彼もそう言ったんだろうか
捏造説は、さすがにもうおなかいっぱいです。
以下チラシの裏。
鈴木邦男さんが、
と書いていて、それはこの数日あちこちで靖国問題を語る人達の文章の中でも何度も何度も何度も見てきました。そしてこの言いまわしを見るたびに、僕は「彼もそう言って死んでいったのかなあ」と思わずにはいられませんでした。
彼っていうのは、伯父です。大戦末期に海軍に出征して亡くなっています。呉から、とは聞いていますが、父からはそれ以上詳しく聞いたことがありません。なんかね、聞けないんですよね。恐い人だった、そうです。戦後、周囲の同世代の若者が次々と帰ってくる中で、伯父の戦死の知らせが届き、祖母がとり乱して泣いていた、それを思い出して酔った父は泣いていました。僕が子供のころです。あんな泣き方をする父を見たのは、後にも先にもそれっきりです。
伯父さんとか、お祖父さんが戦死したっていう人、すごくすごくたくさんいるはずですよね。その人達は、あの台詞を言いながら死んでいったんでしょうか。僕の伯父は、靖国にいるのでしょうか。彼は「父さん」でも「母さん」でも、弟妹たちの名でもなく、「天皇陛下万歳!」と言ったんだろうか。「祖国の英霊」になることを喜んでいたんだろうか。そうかもしれない。そうでないかもしれない。

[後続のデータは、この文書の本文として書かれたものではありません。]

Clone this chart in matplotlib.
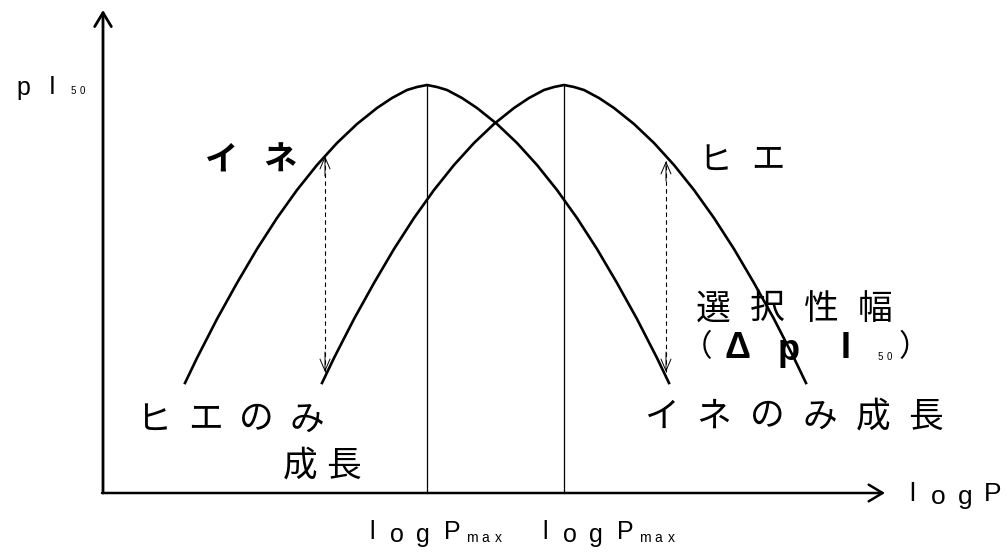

会ったこともないし、人柄もほとんどわからないですから、どんな気持ちで戦地に赴き、死んでいったのか、まるで想像もできません。でも生きのこっていれば、間違いなく僕も彼に会っていたはずなんですよね。どんな人だったんだろう。ほかの多くの親戚同様、僕には好きになれないタイプの人だったかもしれません。わかりません。
靖国神社に行ったことは、ありません。とくに考えがあるわけじゃないけど。
会ったこともない伯父と、泣いていた父の姿が、僕にとってのあの戦争のリアリティ、なんですかね。
僕らみたいに戦争を知らない世代でも、みんなそれぞれに、ちょっとずつあるんだろうなー、と。靖国靖国天皇天皇英霊英霊…といっぱい目にしたので、そんなことを考えてしまっていたのでした。